10. Now it is no doubt true that under the agreement of sale the assessee had a right to have the sale transaction gone through and to have a sale deed executed by the vendor. Any expenses incurred, if the vendor had voluntarily executed the sale deed, would have formed part of the cost of the capital asset acquired, viz., the land. Since it was not possible for the assessee to have the sale deed executed, the assessee had to file a suit. The remedy resorted to by the assessee, viz., filing a suit, was to enforce the right to obtain title to the land agreed to be sold by the vendor. In such a case, their is no question of the litigation expenditure being incurred for protecting any asset in the form of land, because that asset was never acquired by the assessee and did not belong to the assessee.

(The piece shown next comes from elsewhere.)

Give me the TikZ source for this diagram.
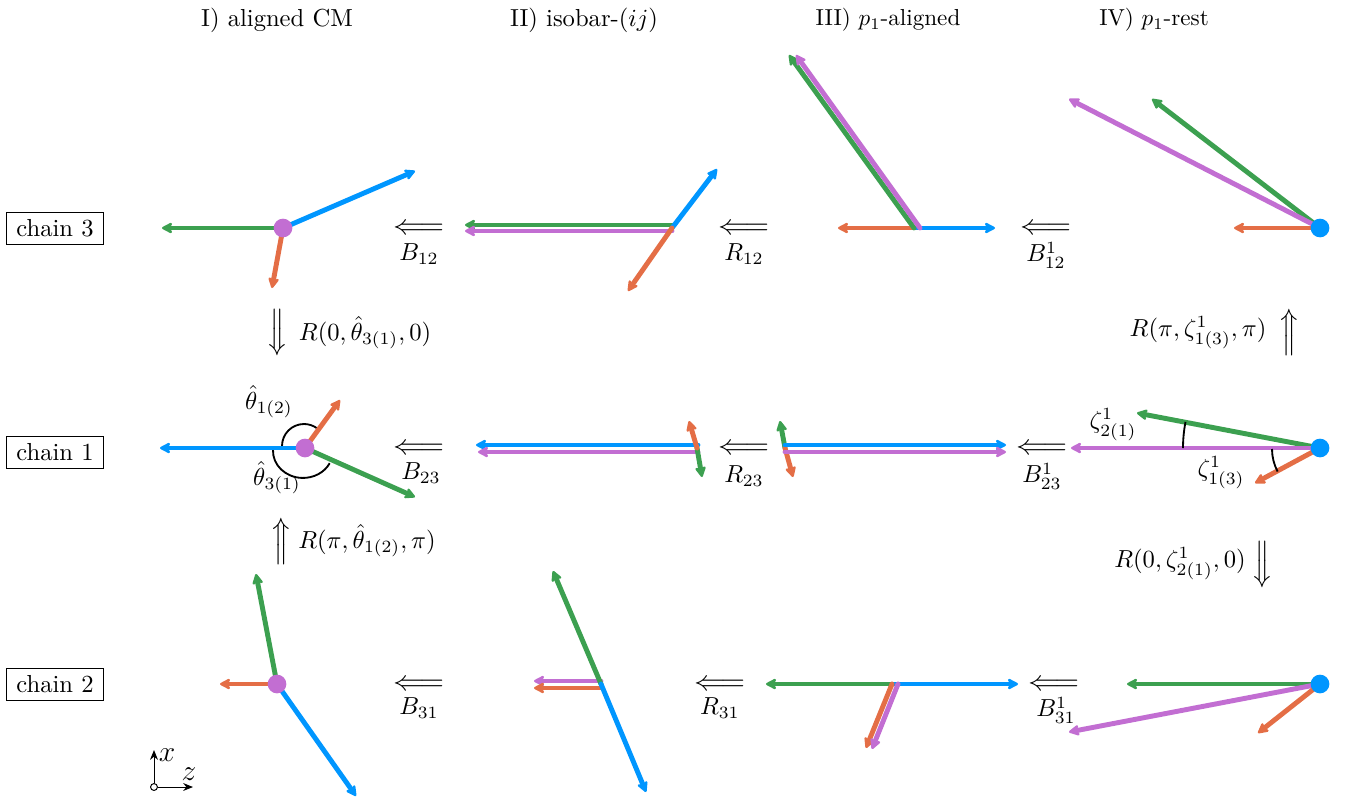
\documentclass[tikz,border=0pt]{standalone}
\usepackage{amsmath}
\usetikzlibrary{arrows.meta}
\definecolor{cblue}{RGB}{0,150,255}
\definecolor{cgreen}{RGB}{60,160,80}
\definecolor{corange}{RGB}{228,110,70}
\definecolor{cpurple}{RGB}{194,110,210}
\newcommand{\vv}[4]{\coordinate (#1s) at (#3); \coordinate (#1e) at (#4); \draw[vecline,#2] (#1s) -- (#1e);}
\newcommand{\leftdbl}{\scalebox{1.27}[1.15]{$\Longleftarrow$}}
\tikzset{
  vecline/.style={line width=2pt,line cap=round,-{Stealth[length=5.2pt,width=5.4pt,round,inset=1.4pt]}},
  pdot/.style={circle,fill=#1,inner sep=0pt,minimum size=7.6pt},
  chainbox/.style={draw,line width=0.4pt,minimum width=39.8pt,minimum height=13pt,inner sep=0pt},
  anglearc/.style={line width=0.75pt,black},
  lbl/.style={inner sep=0pt},
  axisline/.style={line width=0.4pt,-{Stealth[length=4pt,width=3.2pt]}}
}
\begin{document}
\begin{tikzpicture}[x=0.4065pt,y=-0.4065pt]
\useasboundingbox (0,0) rectangle (1351,802);
% headers
\node[lbl] (h1) at (277,20) {I) aligned CM};
\node[lbl] (h2) at (584,20) {II) isobar-$(ij)$};
\node[lbl] (h3) at (888,20) {\scalebox{0.94}{III) $p_1$-aligned}};
\node[lbl] (h4) at (1154,20) {\scalebox{0.94}{IV) $p_1$-rest}};
% chain boxes
\node[chainbox] (c3) at (55,228) {chain 3};
\node[chainbox] (c1) at (55,452) {chain 1};
\node[chainbox] (c2) at (55,684) {chain 2};
% row 1
\vv{a1}{cgreen}{283,228}{162,228}
\vv{a2}{cblue}{283,228}{415,171}
\vv{a3}{corange}{283,228}{272,288}
\node[pdot=cpurple] (d1) at (283,228) {};
\vv{b1}{cgreen}{672,225}{465,225}
\vv{b2}{cpurple}{672,231}{465,231}
\vv{b3}{cblue}{672,228}{717,169}
\vv{b4}{corange}{672,228}{628,291}
\vv{e1}{corange}{916,228}{838,228}
\vv{e2}{cblue}{916,228}{995,228}
\vv{e3}{cgreen}{914,228}{789,55}
\vv{e4}{cpurple}{920,228}{796,55}
\vv{f1}{corange}{1320,228}{1234,228}
\vv{f2}{cgreen}{1320,228}{1152,99}
\vv{f3}{cpurple}{1320,228}{1069,99}
\node[pdot=cblue] (d2) at (1320,228) {};
% row 2
\draw[anglearc] (282,446) arc[start angle=180,end angle=306,radius=22] coordinate (arc1);
\draw[anglearc] (273,450) arc[start angle=178,end angle=333,x radius=30,y radius=-27] coordinate (arc2);
\vv{g1}{cblue}{305,448}{160,448}
\vv{g2}{corange}{305,448}{340,400}
\vv{g3}{cgreen}{305,448}{415,497}
\node[pdot=cpurple] (d3) at (305,448) {};
\vv{k1}{cblue}{698,445}{476,445}
\vv{k2}{cpurple}{698,452}{478,452}
\vv{k3}{cgreen}{697,448}{702,477}
\vv{k4}{corange}{697,448}{689,421}
\vv{m1}{cgreen}{785,448}{780,421}
\vv{m2}{corange}{785,448}{793,477}
\vv{m3}{cblue}{785,445}{1006,445}
\vv{m4}{cpurple}{785,452}{1006,452}
\vv{n1}{cgreen}{1320,448}{1137,413}
\vv{n2}{cpurple}{1320,448}{1071,448}
\vv{n3}{corange}{1320,448}{1255,483}
\draw[anglearc] (1183,448) arc[start angle=180,end angle=191,radius=137] coordinate (arc3);
\draw[anglearc] (1272,449) arc[start angle=180,end angle=208,x radius=48,y radius=-48] coordinate (arc4);
\node[pdot=cblue] (d4) at (1320,448) {};
% row 3
\vv{p1}{corange}{277,684}{220,684}
\vv{p2}{cgreen}{277,684}{256,574}
\vv{p3}{cblue}{277,684}{356,796}
\node[pdot=cpurple] (d5) at (277,684) {};
\vv{q1}{cpurple}{601,681}{534,681}
\vv{q2}{corange}{601,688}{534,688}
\vv{q3}{cgreen}{601,684}{553,571}
\vv{q4}{cblue}{601,684}{646,792}
\vv{r1}{cgreen}{895,684}{766,684}
\vv{r2}{cblue}{895,684}{1018,684}
\vv{r3}{corange}{892,684}{866,748}
\vv{r4}{cpurple}{898,684}{872,749}
\vv{s1}{cgreen}{1320,684}{1127,684}
\vv{s2}{cpurple}{1320,684}{1069,732}
\vv{s3}{corange}{1320,684}{1258,733}
\node[pdot=cblue] (d6) at (1320,684) {};
% horizontal transformation arrows and labels
\node[lbl] (t1) at (419,229) {\leftdbl};
\node[lbl] (t2) at (744,229) {\leftdbl};
\node[lbl] (t3) at (1046,229) {\leftdbl};
\node[lbl] (t4) at (419,449) {\leftdbl};
\node[lbl] (t5) at (744,449) {\leftdbl};
\node[lbl] (t6) at (1042,449) {\leftdbl};
\node[lbl] (t7) at (419,685) {\leftdbl};
\node[lbl] (t8) at (720,685) {\leftdbl};
\node[lbl] (t9) at (1054,685) {\leftdbl};
\node[lbl] (l1) at (419,254) {$B_{12}$};
\node[lbl] (l2) at (744,254) {$R_{12}$};
\node[lbl] (l3) at (1046,255) {$B^1_{12}$};
\node[lbl] (l4) at (421,473) {$B_{23}$};
\node[lbl] (l5) at (744,476) {$R_{23}$};
\node[lbl] (l6) at (1042,476) {$B^1_{23}$};
\node[lbl] (l7) at (419,708) {$B_{31}$};
\node[lbl] (l8) at (720,708) {$R_{31}$};
\node[lbl] (l9) at (1056,710) {$B^1_{31}$};
% vertical transformation arrows and labels
\node[lbl,rotate=90] (u1) at (279,332) {\leftdbl};
\node[lbl,rotate=-90] (u2) at (279,542) {\leftdbl};
\node[lbl,rotate=-90] (u3) at (1287,333) {\leftdbl};
\node[lbl,rotate=90] (u4) at (1264,564) {\leftdbl};
\node[lbl] (v1) at (365,333) {$R(0,\hat\theta_{3(1)},0)$};
\node[lbl] (v2) at (367,541) {$R(\pi,\hat\theta_{1(2)},\pi)$};
\node[lbl] (v3) at (1198,333) {$R(\pi,\zeta^1_{1(3)},\pi)$};
\node[lbl] (v4) at (1180,564) {$R(0,\zeta^1_{2(1)},0)$};
% angle labels
\node[lbl] (w1) at (269,402) {$\hat\theta_{1(2)}$};
\node[lbl] (w2) at (277,478) {$\hat\theta_{3(1)}$};
\node[lbl] (w3) at (1113,425) {$\zeta^1_{2(1)}$};
\node[lbl] (w4) at (1221,473) {$\zeta^1_{1(3)}$};
% axes
\node[circle,draw,line width=0.4pt,fill=white,inner sep=0pt,minimum size=2.8pt] (o) at (154,787) {};
\coordinate (xe) at (154,750);
\coordinate (ze) at (193,787);
\draw[axisline] (o) -- (xe);
\draw[axisline] (o) -- (ze);
\node[lbl] (xl) at (167,755) {\large $x$};
\node[lbl] (zl) at (189,774) {\large $z$};
\end{tikzpicture}
\end{document}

It is, therefore, difficult to accept the contention of the learned counsel for the assessee that the litigation expenses must be treated as revenue expenditure. The Tribunal was clearly right in taking the view that if and when the assessee succeeded in getting the land, the litigation expenses would have formed part of the cost of acquiring the capital asset. Question No. 1 must, therefore, be answered in the negative.
11. Now so far as the second question is concerned, it is difficult for us to see how there was any obligation on the part of the assessee to take out an insurance policy of the nature taken out to protect one of the directors against loss of personal luggage, accident sickness, etc., The company would not be liable to its director if the director's personal luggage was lost in the course of his travel. Even if the director fell ill, it is difficult to see how, in the absence of any binding obligation on the company, the company was bound to provide for the expenditure incurred by the director consequent upon his sickness. The Tribunal also found that the insurance proposal itself was submitted not by the company but by the director. If there was no obligation on the assessee-company to reimburse the director in respect of loss of personal luggage or loss resulting from accident or sickness, it is clear that taking out such insurance and payment of insurance premium cannot be said to be expenses incurred wholly and exclusively for the purposes of the business of the assessee-company. The second question must also, therefore, be answered against the assessee-company.
12. The two questions referred are, therefore, answered as follows :
Question No. 1 : In the negative and against the assessee.
Question No. 2 : In the negative and against the assessee.
13. The assessee to pay cost of the reference.